◆ To be done
Look at the data below and print exactly the lines from its first line through the line with "(eng) at ([yshift=-14.25pt]dtop)"; the pictures stay out of the copy.

## BEGIN Information provided

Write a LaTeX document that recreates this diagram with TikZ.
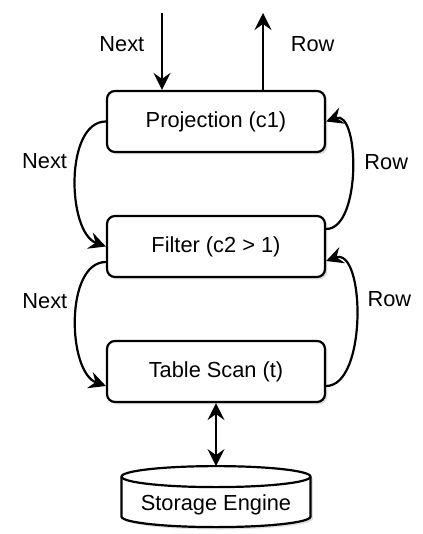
\documentclass[tikz,border=0pt]{standalone}
\usepackage{fontspec}
\setmainfont{Liberation Sans}
\usetikzlibrary{arrows.meta,shadows,positioning}

\begin{document}
\begin{tikzpicture}[x=0.5pt,y=0.5pt]
\tikzstyle{lbl}=[font=\fontsize{10.9}{13}\selectfont]
\tikzstyle{shade}=[drop shadow={opacity=0.25, shadow xshift=1.2pt, shadow yshift=-1.2pt}]
\tikzstyle{op}=[rectangle, rounded corners=4pt, draw=black, line width=1.1pt, fill=white, minimum width=109pt, minimum height=30.5pt, lbl, shade, node distance=62.5pt]
\tikzstyle{store}=[rectangle, inner sep=0pt, lbl]
\tikzstyle{drum}=[line width=1.1pt, x radius=47.25pt, y radius=5.25pt]
\tikzstyle{connect}=[-{Stealth[length=8.5pt, width=8.5pt, inset=3pt]}, line width=1.1pt]
\tikzstyle{both}=[{Stealth[length=8.5pt, width=8.5pt, inset=3pt]}-{Stealth[length=8.5pt, width=8.5pt, inset=3pt]}, line width=1.1pt]

  \useasboundingbox (0,0) rectangle (422,-534);

  \node[op] (proj) at (216,-121.5) {Projection (c1)};
  \node[op] (filt) [below of=proj] {Filter (c2 > 1)};
  \node[op] (tscan) [below of=filt] {Table Scan (t)};

  % storage cylinder, text sits in its body
  \coordinate (dtop) at ([yshift=-36.75pt]tscan.south);
  \path[draw=black, fill=white, drum, shade]
    ([xshift=-47.25pt]dtop) -- ++(0,-20pt) arc[start angle=180, end angle=360]
    -- ++(0,20pt) arc[start angle=0, end angle=180] -- cycle;
  \draw[drum] ([xshift=-47.25pt]dtop) arc[start angle=180, end angle=360];
  \node[store] (eng) at ([yshift=-14.25pt]dtop) {Storage Engine};

  \coordinate (nextin) at (162,-13);
  \coordinate (rowout) at (263,-13);

  % calls going down, rows coming back up
  \draw[connect] (nextin) -- (nextin |- proj.north) node[lbl, pos=0.4, left=5pt] {Next};
  \draw[connect] (rowout |- proj.north) -- (rowout) node[lbl, pos=0.6, right=10pt] {Row};

  \draw[connect] (proj.west) to[out=180, in=160, looseness=0.85] node[lbl, pos=0.4, left=1pt] {Next} (filt.west);
  \draw[connect] ([yshift=-7.75pt]filt.west) to[out=180, in=160, looseness=0.85] node[lbl, pos=0.4, left=1pt] {Next} ([yshift=-7.25pt]tscan.west);
  \draw[connect] ([yshift=8.75pt]filt.east) to[out=0, in=20, looseness=0.85] node[lbl, pos=0.55, right=2.5pt] {Row} (proj.east);
  \draw[connect] ([yshift=-7.25pt]tscan.east) to[out=0, in=20, looseness=0.85] node[lbl, pos=0.6, right=2.5pt] {Row} ([yshift=-7.25pt]filt.east);

  \draw[both] (tscan.south) -- ([yshift=5.25pt]dtop);

\end{tikzpicture}
\end{document}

## END Information provided

◆ Solution
Write a LaTeX document that recreates this diagram with TikZ.
\documentclass[tikz,border=0pt]{standalone}
\usepackage{fontspec}
\setmainfont{Liberation Sans}
\usetikzlibrary{arrows.meta,shadows,positioning}

\begin{document}
\begin{tikzpicture}[x=0.5pt,y=0.5pt]
\tikzstyle{lbl}=[font=\fontsize{10.9}{13}\selectfont]
\tikzstyle{shade}=[drop shadow={opacity=0.25, shadow xshift=1.2pt, shadow yshift=-1.2pt}]
\tikzstyle{op}=[rectangle, rounded corners=4pt, draw=black, line width=1.1pt, fill=white, minimum width=109pt, minimum height=30.5pt, lbl, shade, node distance=62.5pt]
\tikzstyle{store}=[rectangle, inner sep=0pt, lbl]
\tikzstyle{drum}=[line width=1.1pt, x radius=47.25pt, y radius=5.25pt]
\tikzstyle{connect}=[-{Stealth[length=8.5pt, width=8.5pt, inset=3pt]}, line width=1.1pt]
\tikzstyle{both}=[{Stealth[length=8.5pt, width=8.5pt, inset=3pt]}-{Stealth[length=8.5pt, width=8.5pt, inset=3pt]}, line width=1.1pt]

  \useasboundingbox (0,0) rectangle (422,-534);

  \node[op] (proj) at (216,-121.5) {Projection (c1)};
  \node[op] (filt) [below of=proj] {Filter (c2 > 1)};
  \node[op] (tscan) [below of=filt] {Table Scan (t)};

  % storage cylinder, text sits in its body
  \coordinate (dtop) at ([yshift=-36.75pt]tscan.south);
  \path[draw=black, fill=white, drum, shade]
    ([xshift=-47.25pt]dtop) -- ++(0,-20pt) arc[start angle=180, end angle=360]
    -- ++(0,20pt) arc[start angle=0, end angle=180] -- cycle;
  \draw[drum] ([xshift=-47.25pt]dtop) arc[start angle=180, end angle=360];
  \node[store] (eng) at ([yshift=-14.25pt]dtop) {Storage Engine};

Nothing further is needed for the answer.